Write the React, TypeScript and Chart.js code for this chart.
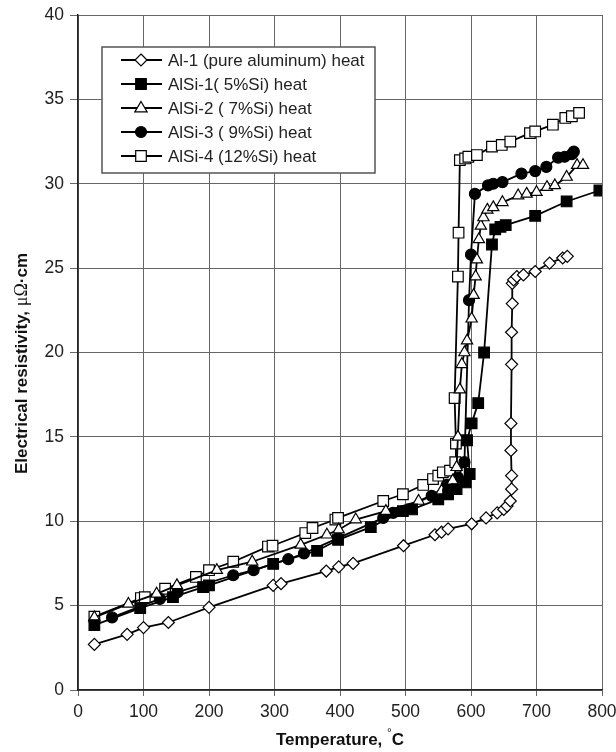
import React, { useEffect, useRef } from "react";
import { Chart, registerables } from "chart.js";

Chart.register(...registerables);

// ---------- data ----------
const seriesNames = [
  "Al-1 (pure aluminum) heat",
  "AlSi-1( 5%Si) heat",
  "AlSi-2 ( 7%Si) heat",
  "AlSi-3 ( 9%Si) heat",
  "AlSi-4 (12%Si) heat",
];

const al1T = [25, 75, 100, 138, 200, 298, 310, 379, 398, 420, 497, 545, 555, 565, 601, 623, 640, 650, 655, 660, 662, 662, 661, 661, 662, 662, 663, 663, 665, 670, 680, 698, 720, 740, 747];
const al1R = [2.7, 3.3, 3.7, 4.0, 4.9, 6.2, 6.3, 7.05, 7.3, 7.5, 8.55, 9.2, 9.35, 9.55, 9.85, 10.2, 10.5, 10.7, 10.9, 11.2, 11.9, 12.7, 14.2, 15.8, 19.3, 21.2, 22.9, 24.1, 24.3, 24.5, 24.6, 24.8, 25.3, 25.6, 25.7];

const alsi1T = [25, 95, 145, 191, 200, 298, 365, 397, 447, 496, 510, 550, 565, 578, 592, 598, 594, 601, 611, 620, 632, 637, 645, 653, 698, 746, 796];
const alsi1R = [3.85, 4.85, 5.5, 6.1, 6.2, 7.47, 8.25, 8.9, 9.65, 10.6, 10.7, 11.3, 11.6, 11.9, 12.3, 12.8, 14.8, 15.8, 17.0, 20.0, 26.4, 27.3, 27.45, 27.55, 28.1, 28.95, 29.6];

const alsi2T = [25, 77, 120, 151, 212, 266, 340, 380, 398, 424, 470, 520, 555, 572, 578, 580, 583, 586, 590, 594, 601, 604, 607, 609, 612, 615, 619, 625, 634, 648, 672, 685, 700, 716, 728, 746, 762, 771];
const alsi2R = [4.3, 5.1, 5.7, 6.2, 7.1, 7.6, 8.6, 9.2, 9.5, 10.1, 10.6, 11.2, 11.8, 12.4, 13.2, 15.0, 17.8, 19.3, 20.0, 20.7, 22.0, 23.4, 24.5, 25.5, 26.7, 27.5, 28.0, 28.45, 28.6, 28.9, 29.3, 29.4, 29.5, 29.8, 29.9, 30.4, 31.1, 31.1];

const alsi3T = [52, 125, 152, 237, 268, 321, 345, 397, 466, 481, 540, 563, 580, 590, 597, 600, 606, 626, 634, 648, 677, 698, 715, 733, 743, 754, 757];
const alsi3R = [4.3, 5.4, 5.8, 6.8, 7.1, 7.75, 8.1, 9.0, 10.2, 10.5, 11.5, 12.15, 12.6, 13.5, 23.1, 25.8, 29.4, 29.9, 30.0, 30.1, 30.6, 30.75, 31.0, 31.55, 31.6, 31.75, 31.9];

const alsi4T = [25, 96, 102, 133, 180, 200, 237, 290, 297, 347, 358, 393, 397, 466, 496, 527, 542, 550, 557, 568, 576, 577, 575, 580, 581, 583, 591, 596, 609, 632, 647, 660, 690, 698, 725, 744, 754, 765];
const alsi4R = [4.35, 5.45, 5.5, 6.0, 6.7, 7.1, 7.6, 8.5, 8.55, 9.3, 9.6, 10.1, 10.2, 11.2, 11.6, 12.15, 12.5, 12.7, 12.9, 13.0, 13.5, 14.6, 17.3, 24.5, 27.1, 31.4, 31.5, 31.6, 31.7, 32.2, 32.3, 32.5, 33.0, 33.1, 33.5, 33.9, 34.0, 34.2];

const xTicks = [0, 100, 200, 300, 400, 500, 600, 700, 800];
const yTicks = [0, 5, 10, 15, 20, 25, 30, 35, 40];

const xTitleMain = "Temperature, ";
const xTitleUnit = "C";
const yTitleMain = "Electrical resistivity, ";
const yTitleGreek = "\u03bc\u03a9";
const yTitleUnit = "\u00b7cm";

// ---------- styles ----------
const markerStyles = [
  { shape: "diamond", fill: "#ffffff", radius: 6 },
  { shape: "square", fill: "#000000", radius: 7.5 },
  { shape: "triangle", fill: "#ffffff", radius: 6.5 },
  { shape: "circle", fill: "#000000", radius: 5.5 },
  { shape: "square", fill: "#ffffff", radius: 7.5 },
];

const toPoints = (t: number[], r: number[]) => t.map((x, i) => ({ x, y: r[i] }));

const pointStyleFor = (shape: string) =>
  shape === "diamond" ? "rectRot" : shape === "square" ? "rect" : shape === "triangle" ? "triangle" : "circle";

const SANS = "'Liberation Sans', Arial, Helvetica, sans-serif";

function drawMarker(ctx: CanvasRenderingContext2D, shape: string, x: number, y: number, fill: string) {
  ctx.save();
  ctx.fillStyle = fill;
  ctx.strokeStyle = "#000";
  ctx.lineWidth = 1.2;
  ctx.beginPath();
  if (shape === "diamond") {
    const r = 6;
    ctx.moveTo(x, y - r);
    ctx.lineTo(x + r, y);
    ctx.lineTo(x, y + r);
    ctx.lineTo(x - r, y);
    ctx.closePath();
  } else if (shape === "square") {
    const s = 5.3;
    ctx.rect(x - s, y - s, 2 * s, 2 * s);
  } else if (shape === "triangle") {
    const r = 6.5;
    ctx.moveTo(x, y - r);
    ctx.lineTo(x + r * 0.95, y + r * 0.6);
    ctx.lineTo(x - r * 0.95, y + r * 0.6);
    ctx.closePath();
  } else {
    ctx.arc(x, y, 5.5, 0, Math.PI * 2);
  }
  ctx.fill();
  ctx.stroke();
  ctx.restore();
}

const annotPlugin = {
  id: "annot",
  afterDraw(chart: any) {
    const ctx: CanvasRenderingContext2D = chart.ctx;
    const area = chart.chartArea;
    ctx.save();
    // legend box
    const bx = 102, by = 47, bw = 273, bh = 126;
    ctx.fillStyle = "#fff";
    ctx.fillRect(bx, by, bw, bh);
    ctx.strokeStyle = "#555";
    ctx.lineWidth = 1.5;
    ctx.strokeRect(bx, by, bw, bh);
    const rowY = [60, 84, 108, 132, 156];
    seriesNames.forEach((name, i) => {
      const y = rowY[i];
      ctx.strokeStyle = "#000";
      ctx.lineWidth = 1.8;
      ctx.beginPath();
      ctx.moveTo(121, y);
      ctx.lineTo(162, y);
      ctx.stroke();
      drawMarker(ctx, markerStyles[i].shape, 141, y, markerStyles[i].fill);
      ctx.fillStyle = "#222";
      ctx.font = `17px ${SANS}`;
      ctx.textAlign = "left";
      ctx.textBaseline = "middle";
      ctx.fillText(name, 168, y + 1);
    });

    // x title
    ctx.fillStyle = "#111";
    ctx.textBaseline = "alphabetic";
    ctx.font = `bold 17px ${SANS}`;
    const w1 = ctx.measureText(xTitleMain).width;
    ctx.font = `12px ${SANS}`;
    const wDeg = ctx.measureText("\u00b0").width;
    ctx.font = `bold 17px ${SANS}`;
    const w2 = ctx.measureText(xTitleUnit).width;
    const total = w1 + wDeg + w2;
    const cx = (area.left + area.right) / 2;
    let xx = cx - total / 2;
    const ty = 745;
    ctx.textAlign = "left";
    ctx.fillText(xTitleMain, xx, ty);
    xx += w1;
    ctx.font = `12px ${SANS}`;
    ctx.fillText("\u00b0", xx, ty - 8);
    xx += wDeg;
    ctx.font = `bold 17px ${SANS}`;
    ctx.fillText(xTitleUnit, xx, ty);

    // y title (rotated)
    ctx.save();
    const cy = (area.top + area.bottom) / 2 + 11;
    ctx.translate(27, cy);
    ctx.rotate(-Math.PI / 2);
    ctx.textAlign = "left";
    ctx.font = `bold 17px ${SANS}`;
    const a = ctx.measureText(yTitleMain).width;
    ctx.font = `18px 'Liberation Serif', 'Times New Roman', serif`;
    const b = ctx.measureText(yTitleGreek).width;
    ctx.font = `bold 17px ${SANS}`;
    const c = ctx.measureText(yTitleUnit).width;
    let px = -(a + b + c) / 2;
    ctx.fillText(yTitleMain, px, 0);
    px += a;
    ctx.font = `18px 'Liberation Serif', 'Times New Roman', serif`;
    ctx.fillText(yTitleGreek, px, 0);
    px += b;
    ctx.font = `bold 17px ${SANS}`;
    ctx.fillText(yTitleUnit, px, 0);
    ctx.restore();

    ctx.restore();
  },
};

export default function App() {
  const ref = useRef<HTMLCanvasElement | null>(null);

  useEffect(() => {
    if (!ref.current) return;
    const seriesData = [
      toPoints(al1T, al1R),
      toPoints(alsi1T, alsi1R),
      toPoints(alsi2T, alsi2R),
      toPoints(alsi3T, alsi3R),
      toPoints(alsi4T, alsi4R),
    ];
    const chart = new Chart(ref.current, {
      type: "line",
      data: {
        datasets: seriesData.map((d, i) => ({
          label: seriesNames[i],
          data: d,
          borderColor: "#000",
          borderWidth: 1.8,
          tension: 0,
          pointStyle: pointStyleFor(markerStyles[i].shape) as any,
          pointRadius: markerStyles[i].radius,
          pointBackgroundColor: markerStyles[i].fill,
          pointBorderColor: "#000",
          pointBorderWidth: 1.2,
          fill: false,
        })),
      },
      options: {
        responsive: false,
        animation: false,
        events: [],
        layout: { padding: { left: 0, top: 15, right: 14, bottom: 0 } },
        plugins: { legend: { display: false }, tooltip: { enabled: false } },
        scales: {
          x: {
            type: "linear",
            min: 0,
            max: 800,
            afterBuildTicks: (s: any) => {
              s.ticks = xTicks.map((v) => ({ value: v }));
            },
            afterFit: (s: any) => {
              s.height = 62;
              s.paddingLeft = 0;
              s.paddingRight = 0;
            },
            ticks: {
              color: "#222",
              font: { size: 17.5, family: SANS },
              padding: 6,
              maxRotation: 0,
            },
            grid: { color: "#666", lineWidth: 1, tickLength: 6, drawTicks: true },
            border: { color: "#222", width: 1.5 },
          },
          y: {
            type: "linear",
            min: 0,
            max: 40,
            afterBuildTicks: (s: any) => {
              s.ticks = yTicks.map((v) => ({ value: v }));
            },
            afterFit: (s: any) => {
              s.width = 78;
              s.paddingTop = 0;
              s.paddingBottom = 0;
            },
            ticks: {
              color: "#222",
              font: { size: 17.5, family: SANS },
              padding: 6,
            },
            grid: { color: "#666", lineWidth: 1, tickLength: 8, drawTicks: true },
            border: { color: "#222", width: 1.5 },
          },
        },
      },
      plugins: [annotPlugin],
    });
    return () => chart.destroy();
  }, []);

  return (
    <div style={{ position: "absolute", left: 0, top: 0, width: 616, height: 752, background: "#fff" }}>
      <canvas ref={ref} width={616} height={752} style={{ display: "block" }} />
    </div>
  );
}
-=-=-
**TASK TO CARRY OUT**
Could the lines from the top of the material through the line with "28.1, 28.95, 29.6];" be repeated exactly, pictures left out?

**WRITTEN SOLUTION**
Write the React, TypeScript and Chart.js code for this chart.
import React, { useEffect, useRef } from "react";
import { Chart, registerables } from "chart.js";

Chart.register(...registerables);

// ---------- data ----------
const seriesNames = [
  "Al-1 (pure aluminum) heat",
  "AlSi-1( 5%Si) heat",
  "AlSi-2 ( 7%Si) heat",
  "AlSi-3 ( 9%Si) heat",
  "AlSi-4 (12%Si) heat",
];

const al1T = [25, 75, 100, 138, 200, 298, 310, 379, 398, 420, 497, 545, 555, 565, 601, 623, 640, 650, 655, 660, 662, 662, 661, 661, 662, 662, 663, 663, 665, 670, 680, 698, 720, 740, 747];
const al1R = [2.7, 3.3, 3.7, 4.0, 4.9, 6.2, 6.3, 7.05, 7.3, 7.5, 8.55, 9.2, 9.35, 9.55, 9.85, 10.2, 10.5, 10.7, 10.9, 11.2, 11.9, 12.7, 14.2, 15.8, 19.3, 21.2, 22.9, 24.1, 24.3, 24.5, 24.6, 24.8, 25.3, 25.6, 25.7];

const alsi1T = [25, 95, 145, 191, 200, 298, 365, 397, 447, 496, 510, 550, 565, 578, 592, 598, 594, 601, 611, 620, 632, 637, 645, 653, 698, 746, 796];
const alsi1R = [3.85, 4.85, 5.5, 6.1, 6.2, 7.47, 8.25, 8.9, 9.65, 10.6, 10.7, 11.3, 11.6, 11.9, 12.3, 12.8, 14.8, 15.8, 17.0, 20.0, 26.4, 27.3, 27.45, 27.55, 28.1, 28.95, 29.6];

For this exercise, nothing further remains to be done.